**What you will do:** Without the pictures, extract every line from the start of the material to the line containing "földszinti külső kontúrja</text>", both ends included.

**Available data:**
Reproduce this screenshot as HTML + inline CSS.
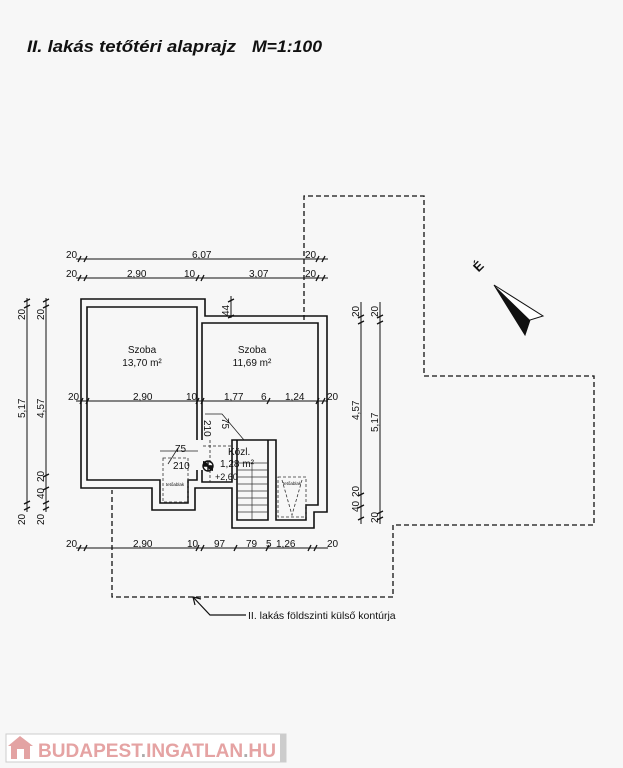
<!DOCTYPE html>
<html><head><meta charset="utf-8"><style>
html,body{margin:0;padding:0;background:#f7f7f7;}
svg{display:block;}
text{font-family:"Liberation Sans",sans-serif;fill:#111;}
</style></head><body>
<svg width="623" height="768" viewBox="0 0 623 768" xmlns="http://www.w3.org/2000/svg">
<rect width="623" height="768" fill="#f7f7f7"/>
<text x="27" y="52" font-size="17" font-weight="bold" font-style="italic" textLength="209" lengthAdjust="spacingAndGlyphs">II. lakás tetőtéri alaprajz</text>
<text x="252" y="52" font-size="17" font-weight="bold" font-style="italic" textLength="70" lengthAdjust="spacingAndGlyphs">M=1:100</text>

<!-- dashed ground floor contour -->
<path d="M304,320 V196 H424 V376 H594 V525 H393 V597 H112 V490" fill="none" stroke="#111" stroke-width="1.3" stroke-dasharray="5,3"/>
<path d="M193,597 L210,615 H246" fill="none" stroke="#111" stroke-width="1.2"/>
<path d="M193,597 l2,8 M193,597 l8,2" stroke="#111" stroke-width="1.2"/>
<text x="248" y="619" font-size="10.5">II. lakás földszinti külső kontúrja</text>

<!-- north arrow -->
<text x="478" y="271" font-size="13" font-weight="bold" transform="rotate(-45 478 266)" text-anchor="middle">É</text>
<path d="M494,285 L543,316 L530,320 L525,335 Z" fill="#fff" stroke="#111" stroke-width="1"/>
<path d="M494,285 L530,320 L525,335 Z" fill="#111"/>

<!-- walls -->
<g fill="none" stroke="#111" stroke-width="1.6">
<path d="M81,299 H205 V316 H327 V512 H314 V528 H232 V488 H195 V510 H152 V488 H81 Z"/>
<path d="M197,440 V307 H87 V480 H160 V503 H188 V480 H197 V470"/>
<path d="M202,440 V323 H318 V505 H306 V520 H276 V440 H232 V482 H202 V470"/>
<path d="M237,440 V520 H268 V440"/>
</g>
<!-- stairs -->
<g stroke="#333" stroke-width="0.7">
<line x1="252" y1="462" x2="252" y2="520"/>
<line x1="237" y1="470" x2="268" y2="470"/><line x1="237" y1="477" x2="268" y2="477"/>
<line x1="237" y1="484" x2="268" y2="484"/><line x1="237" y1="491" x2="268" y2="491"/>
<line x1="237" y1="498" x2="268" y2="498"/><line x1="237" y1="505" x2="268" y2="505"/>
<line x1="237" y1="512" x2="268" y2="512"/><line x1="237" y1="463" x2="268" y2="463"/>
</g>
<!-- skylights -->
<g fill="none" stroke="#333" stroke-width="0.8" stroke-dasharray="3,2">
<rect x="163" y="458" width="25" height="44"/>
<rect x="278" y="477" width="28" height="40"/>
<path d="M282,480 L292,515 L302,480"/>
</g>
<text x="175" y="486" font-size="4.5" text-anchor="middle">tetőablak</text>
<text x="292" y="485" font-size="4.5" text-anchor="middle">tetőablak</text>
<!-- door arcs / openings -->
<g fill="none" stroke="#222" stroke-width="0.8">
<path d="M205,414 H222 L244,440"/>
<path d="M160,451 H198" /><path d="M168,464 L178,448"/>
<line x1="210" y1="440" x2="210" y2="482" stroke-dasharray="3,2"/>
<line x1="203" y1="446" x2="232" y2="446" stroke-dasharray="3,2"/>
</g>
<circle cx="208" cy="466" r="5" fill="none" stroke="#111" stroke-width="1.4"/>
<path d="M203,466 h10 M208,461 v10" stroke="#111" stroke-width="1.4"/>
<path d="M203,461 a5,5 0 0 1 5,5 h-5 Z M213,471 a5,5 0 0 1 -5,-5 h5 Z" fill="#111"/>

<!-- room labels -->
<text x="142" y="353" font-size="10" text-anchor="middle">Szoba</text>
<text x="142" y="366" font-size="10" text-anchor="middle">13,70 m²</text>
<text x="252" y="353" font-size="10" text-anchor="middle">Szoba</text>
<text x="252" y="366" font-size="10" text-anchor="middle">11,69 m²</text>
<text x="228" y="455" font-size="10">Közl.</text>
<text x="220" y="467" font-size="10">1,28 m²</text>
<text x="215" y="480" font-size="9">+2,60</text>
<text x="173" y="469" font-size="10">210</text>
<text x="175" y="452" font-size="10">75</text>
<text x="204" y="420" font-size="10" transform="rotate(90 204 420)">210</text>
<text x="222" y="418" font-size="10" transform="rotate(90 222 418)">75</text>

<!-- dimension lines -->
<g stroke="#111" stroke-width="1" fill="none">
<line x1="76" y1="259" x2="328" y2="259"/>
<line x1="76" y1="278" x2="328" y2="278"/>
<line x1="76" y1="401" x2="328" y2="401"/>
<line x1="76" y1="548" x2="328" y2="548"/>
<line x1="27" y1="298" x2="27" y2="512"/>
<line x1="46" y1="298" x2="46" y2="512"/>
<line x1="361" y1="302" x2="361" y2="524"/>
<line x1="380" y1="302" x2="380" y2="524"/>
<line x1="231" y1="296" x2="231" y2="318"/>
</g>
<g stroke="#111" stroke-width="1.3">
<path d="M78,262 l3,-6 M84,262 l3,-6 M316,262 l3,-6 M322,262 l3,-6"/>
<path d="M78,281 l3,-6 M84,281 l3,-6 M196,281 l3,-6 M201,281 l3,-6 M316,281 l3,-6 M322,281 l3,-6"/>
<path d="M80,404 l3,-6 M86,404 l3,-6 M196,404 l3,-6 M201,404 l3,-6 M267,404 l3,-6 M316,404 l3,-6 M322,404 l3,-6"/>
<path d="M78,551 l3,-6 M84,551 l3,-6 M196,551 l3,-6 M201,551 l3,-6 M234,551 l3,-6 M266,551 l3,-6 M308,551 l3,-6 M314,551 l3,-6"/>
<path d="M24,302 l6,-3 M24,308 l6,-3 M24,504 l6,-3 M24,510 l6,-3"/>
<path d="M43,302 l6,-3 M43,308 l6,-3 M43,477 l6,-3 M43,490 l6,-3 M43,504 l6,-3 M43,510 l6,-3"/>
<path d="M358,318 l6,-3 M358,324 l6,-3 M358,496 l6,-3 M358,508 l6,-3 M358,520 l6,-3"/>
<path d="M377,318 l6,-3 M377,324 l6,-3 M377,514 l6,-3 M377,520 l6,-3"/>
<path d="M228,302 l6,-3 M228,318 l6,-3"/>
</g>
<g font-size="10">
<text x="66" y="258">20</text><text x="192" y="258">6,07</text><text x="305" y="258">20</text>
<text x="66" y="277">20</text><text x="127" y="277">2,90</text><text x="184" y="277">10</text><text x="249" y="277">3,07</text><text x="305" y="277">20</text>
<text x="68" y="400">20</text><text x="133" y="400">2,90</text><text x="186" y="400">10</text><text x="224" y="400">1,77</text><text x="261" y="400">6</text><text x="285" y="400">1,24</text><text x="327" y="400">20</text>
<text x="66" y="547">20</text><text x="133" y="547">2,90</text><text x="187" y="547">10</text><text x="214" y="547">97</text><text x="246" y="547">79</text><text x="266" y="547">5</text><text x="276" y="547">1,26</text><text x="327" y="547">20</text>
</g>
<g font-size="10">
<text transform="translate(25,320) rotate(-90)">20</text>
<text transform="translate(25,418) rotate(-90)">5,17</text>
<text transform="translate(25,525) rotate(-90)">20</text>
<text transform="translate(44,320) rotate(-90)">20</text>
<text transform="translate(44,418) rotate(-90)">4,57</text>
<text transform="translate(44,482) rotate(-90)">20</text>
<text transform="translate(44,499) rotate(-90)">40</text>
<text transform="translate(44,525) rotate(-90)">20</text>
<text transform="translate(359,317) rotate(-90)">20</text>
<text transform="translate(359,420) rotate(-90)">4,57</text>
<text transform="translate(359,497) rotate(-90)">20</text>
<text transform="translate(359,512) rotate(-90)">40</text>
<text transform="translate(378,317) rotate(-90)">20</text>
<text transform="translate(378,432) rotate(-90)">5,17</text>
<text transform="translate(378,523) rotate(-90)">20</text>
<text transform="translate(229,316) rotate(-90)">44</text>
</g>

<!-- watermark -->
<rect x="6" y="734" width="280" height="28" fill="#fff" stroke="#ccc"/>
<rect x="280" y="734" width="6" height="28" fill="#ccc"/>
<path d="M8,746 L20,736 L33,746 Z" fill="#e3a3a3"/>
<rect x="11" y="746" width="19" height="13" fill="#e3a3a3"/>
<rect x="17" y="749" width="7" height="10" fill="#fff"/>
<text x="38" y="757" font-size="19" font-weight="bold" textLength="238" lengthAdjust="spacingAndGlyphs" style="fill:#e5a3a3">BUDAPEST<tspan style="fill:#aaa">.</tspan>INGATLAN<tspan style="fill:#aaa">.</tspan>HU</text>
</svg>
</body></html>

**Written response:**
Reproduce this screenshot as HTML + inline CSS.
<!DOCTYPE html>
<html><head><meta charset="utf-8"><style>
html,body{margin:0;padding:0;background:#f7f7f7;}
svg{display:block;}
text{font-family:"Liberation Sans",sans-serif;fill:#111;}
</style></head><body>
<svg width="623" height="768" viewBox="0 0 623 768" xmlns="http://www.w3.org/2000/svg">
<rect width="623" height="768" fill="#f7f7f7"/>
<text x="27" y="52" font-size="17" font-weight="bold" font-style="italic" textLength="209" lengthAdjust="spacingAndGlyphs">II. lakás tetőtéri alaprajz</text>
<text x="252" y="52" font-size="17" font-weight="bold" font-style="italic" textLength="70" lengthAdjust="spacingAndGlyphs">M=1:100</text>

<!-- dashed ground floor contour -->
<path d="M304,320 V196 H424 V376 H594 V525 H393 V597 H112 V490" fill="none" stroke="#111" stroke-width="1.3" stroke-dasharray="5,3"/>
<path d="M193,597 L210,615 H246" fill="none" stroke="#111" stroke-width="1.2"/>
<path d="M193,597 l2,8 M193,597 l8,2" stroke="#111" stroke-width="1.2"/>
<text x="248" y="619" font-size="10.5">II. lakás földszinti külső kontúrja</text>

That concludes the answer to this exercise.